The same could not be said of his team-mates. Ajinkya Rahane hurtled down the pitch against Lyon only for the straighter ball to beat his outside edge. He was so far past the crease that Matthew Wade even had time to recover from a fumble and pull off the stumping. The 17 runs he made marked the ninth time out of 10 innings that he has fallen for a score under 30. Karun Nair, who was brought in to lengthen the batting line-up, playing for the first time since his 303 not out in December, committed the same mistake against O'Keefe and this time the ball turned sharply to leave him stumped too.
Against the vagaries of the M Chinnaswamy strip - hosting a Test for the first time since large-scale renovations of the outfield - and the discipline of the Australian bowlers, it was difficult not to imagine India as those kids waiting for Mum and Dad to slack off so they can raid the sweets in the pantry. But by the end of the day, with no hope of their craving being satisfied, they could only fold their hands over their chest and go "this sucks".

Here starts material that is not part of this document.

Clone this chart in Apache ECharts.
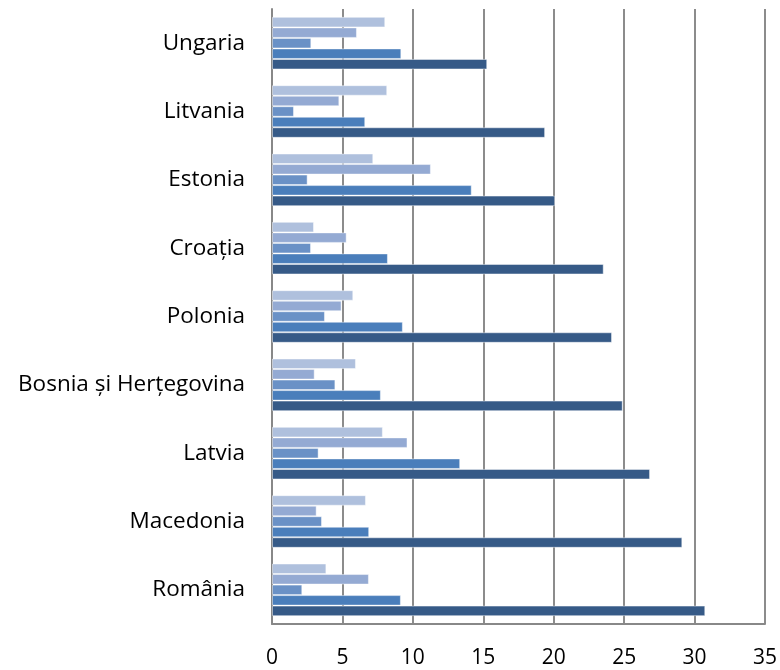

By tea, Australia's GOAT had gutted India's middle order and sent back their big three. The first of his wickets was a major turning point. He had a set Pujara caught at short leg off what became the very last ball before lunch and a 61-run second wicket partnership was broken.
Against a bowler in such rhythm, the lower order folded quickly. R Ashwin was undone by a spitting cobra. Wriddhiman Saha edged one that didn't turn as much as he thought. Ravindra Jadeja inside edged a catch off the pad to slip - which was only confirmed when Smith made fine use of the review available to him. Even there, Australia were thumping India. And it all tied in to Lyon's skill. A newfound skill.
In the early part of his career, he couldn't figure out how to bowl on turners. He would either be too slow and too full and get driven a lot, or too quick and too short leading to outcomes a lot worse. Here all of his wickets came off the 5 to 6m mark. For a batsman, that meant even if he came forward, he couldn't reach the pitch of the ball. To then make connection, he has to push his hands out in front and that compromises his balance. Playing back is a risk too because Lyon's overspin generates awkward bounce.
Against that, the extra batsman was of little use. M Vijay, however, was not among of the XI having injured his left shoulder in the 333-run defeat in Pune and in his place came Tamil Nadu team-mate Abhinav Mukund. The 27-year old was representing India for the first time in over five years and his team was using their eighth opening pair in the last 12 months. He got an eight-ball duck, the partnership yielded only 11 runs, the position is clearly cursed, it time to call Scooby Doo yet?